Parte da grita dos governos do PSDB tem a ver com o tamanho da indenização inicialmente proposta pelo governo, considerada abaixo do valor contábil registrado pelas empresas em relação aos seus investimentos. O governo, no entanto, afirma que já houve amortização total da maior parte dos investimentos. O cálculo da indenização proposto na MP 579 terá como referência o Valor Novo de Reposição (VNR), que corresponde ao que seria investido atualmente, se houvesse a substituição de um ativo velho por um novo. Esse valor não leva em consideração o progresso tecnológico dos últimos anos, que baratearam os custos de equipamentos, daí a diferença que pode haver entre o VNR e o registro no balanço das empresas.
Acionistas sem lucros
A posição tucana reforça os interesses dos acionistas que ganham dinheiro através das empresas de energia elétrica. Apesar de serem estatais, as ações que geram mais dividendos estão nas mãos do capital privado. Para entender isso, basta saber que a maior parte das ações ordinárias, aquelas que conferem poder de mando nas empresas, estão nas mãos dos governos. Porém, as ações preferenciais, para onde são destinados os lucros, estão completamente diluídas entre investidores particulares. Eles terão seus dividendos bastante diminuídos para que o povo brasileiro e as indústrias paguem menos pela energia elétrica.

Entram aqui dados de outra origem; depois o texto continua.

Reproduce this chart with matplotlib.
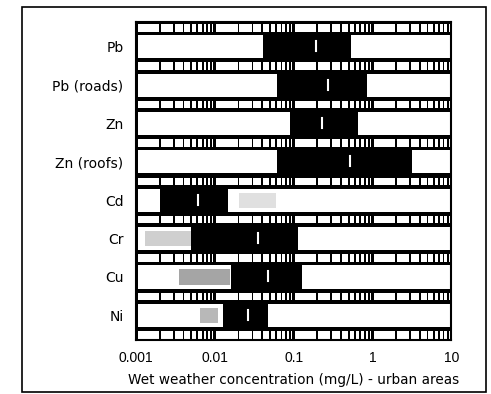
import numpy as np
import matplotlib.pyplot as plt
from matplotlib.patches import Rectangle

plt.rcParams['font.family'] = ['DejaVu Sans']

# metals, top to bottom
metals = ['Pb', 'Pb (roads)', 'Zn', 'Zn (roofs)', 'Cd', 'Cr', 'Cu', 'Ni']
# black range of each bar (mg/L)
low = [0.041, 0.062, 0.091, 0.062, 0.002, 0.005, 0.016, 0.0127]
high = [0.53, 0.85, 0.65, 3.2, 0.0145, 0.115, 0.128, 0.048]
# white marks inside the black bars
marks = [0.19, 0.27, 0.23, 0.52, 0.0061, 0.035, 0.048, 0.026]
# grey stippled parts (row, from, to, shade)
grey_row = [4, 5, 6, 7]
grey_lo = [0.02, 0.0013, 0.0035, 0.0065]
grey_hi = [0.06, 0.005, 0.0155, 0.011]
grey_col = ['#e0e0e0', '#cfcfcf', '#a5a5a5', '#b8b8b8']

tick_vals = [0.001, 0.01, 0.1, 1, 10]
tick_labels = ['0.001', '0.01', '0.1', '1', '10']

fig = plt.figure(figsize=(4.91, 3.94), dpi=100)
ax = fig.add_axes([0.277, 0.137, 0.642, 0.807])

band = 11
row = 27
period = band + row
px = 4.0 / 315  # one pixel in log units

ax.add_patch(Rectangle((-3, 0), 4, period * 8 + band, facecolor='black', edgecolor='none'))

# tick bands between rows
edges = []
for k in range(-3, 1):
    for m in range(1, 10):
        edges.append(k + np.log10(m))
edges.append(1.0)
for i in range(9):
    y0 = i * period
    for a, b in zip(edges[:-1], edges[1:]):
        la = 1.6 * px if abs(a - round(a)) < 1e-9 else 0.9 * px
        lb = 1.6 * px if abs(b - round(b)) < 1e-9 else 0.9 * px
        ax.add_patch(Rectangle((a + la, y0 + 2), (b - a) - la - lb, band - 3.5,
                               facecolor='white', edgecolor='none'))

# rows
for i in range(8):
    y0 = i * period + band + 2
    h = row - 4
    lo = np.log10(low[i])
    hi = np.log10(high[i])
    if lo > -3 + 3 * px:
        ax.add_patch(Rectangle((-3 + 1.5 * px, y0), lo - (-3 + 1.5 * px), h,
                               facecolor='white', edgecolor='none'))
    ax.add_patch(Rectangle((hi, y0), 1 - 1.5 * px - hi, h,
                           facecolor='white', edgecolor='none'))
    mx = np.log10(marks[i])
    ax.plot([mx, mx], [y0 + 6, y0 + h - 7], color='white', lw=1.5)

for r, a, b, c in zip(grey_row, grey_lo, grey_hi, grey_col):
    y0 = r * period + band + 6
    ax.add_patch(Rectangle((np.log10(a), y0), np.log10(b) - np.log10(a), row - 12,
                           facecolor=c, edgecolor='none'))

ax.set_xlim(-3, 1)
ax.set_ylim(period * 8 + band, 0)
ax.set_xticks(np.log10(tick_vals))
ax.set_xticklabels(tick_labels, fontsize=10, family=['Liberation Sans'])
ax.set_yticks([i * period + band + row / 2 for i in range(8)])
ax.set_yticklabels(metals, fontsize=10)
ax.tick_params(axis='x', length=0, pad=8)
ax.tick_params(axis='y', length=0, pad=9)
for s in ax.spines.values():
    s.set_linewidth(1.5)
ax.set_xlabel('Wet weather concentration (mg/L) - urban areas', fontsize=9.8, labelpad=6)

fig.patches.append(Rectangle((0.045, 0.005), 0.945, 0.977, transform=fig.transFigure,
                             fill=False, edgecolor='black', lw=1.2))

fig.savefig('out.png', dpi=100)
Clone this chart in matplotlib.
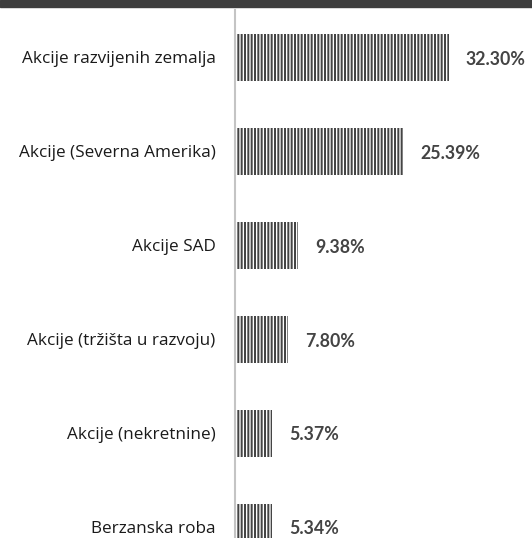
import matplotlib
matplotlib.use("Agg")
import matplotlib.pyplot as plt
from matplotlib.patches import Rectangle

categories = [
    "Akcije razvijenih zemalja",
    "Akcije (Severna Amerika)",
    "Akcije SAD",
    "Akcije (tržišta u razvoju)",
    "Akcije (nekretnine)",
    "Berzanska roba",
]
values = [32.30, 25.39, 9.38, 7.80, 5.37, 5.34]
value_labels = ["32.30%", "25.39%", "9.38%", "7.80%", "5.37%", "5.34%"]

plt.rcParams['font.family'] = ['Open Sans', 'DejaVu Sans']
plt.rcParams['hatch.linewidth'] = 1.45

W, H = 532, 538
fig = plt.figure(figsize=(W / 100, H / 100), dpi=100)

# dark strip along the top edge
fig.patches.append(Rectangle((0, 1 - 7 / H), 1, 7 / H, transform=fig.transFigure,
                             color='#3d3d3d', zorder=0))

ax = fig.add_axes([235 / W, 0, (W - 235) / W, 528 / H])

bar_color = '#444444'
pos = list(range(len(categories)))
ax.barh(pos, values, height=0.5, left=0.3, color='white', edgecolor=bar_color,
        linewidth=0, hatch='|||||')

for p, v, lab in zip(pos, values, value_labels):
    ax.text(v + 0.3 + 2.6, p + 0.02, lab, va='center', ha='left', fontsize=12.8,
            fontweight='bold', color='#444444', family=['Lato', 'DejaVu Sans'])

ax.set_xlim(0, 45.3)
ax.set_ylim(5.117, -0.505)
ax.set_yticks(pos)
ax.set_yticklabels(categories, fontsize=12.3, color='#1a1a1a')
ax.tick_params(axis='y', length=0, pad=14)
ax.set_xticks([])

for s in ['top', 'right', 'bottom']:
    ax.spines[s].set_visible(False)
ax.spines['left'].set_color('#c4c4c4')
ax.spines['left'].set_linewidth(1.5)

fig.savefig("out.png", dpi=100)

O que o PSDB pretende é se cacifar junto à burguesia do setor elétrico, e aí se coloca como seu representante político. O que tem de crucial nessa história é que eles querem que somente as forças de mercado definam o preço. Porém, as várias cadeias produtivas que se articulam em torno do setor elétrico, mesmo já tendo amortizado o investimento em patrimônio, não reduzem seus custos, afirma o professor Dorival Gonçalves, da UFMT.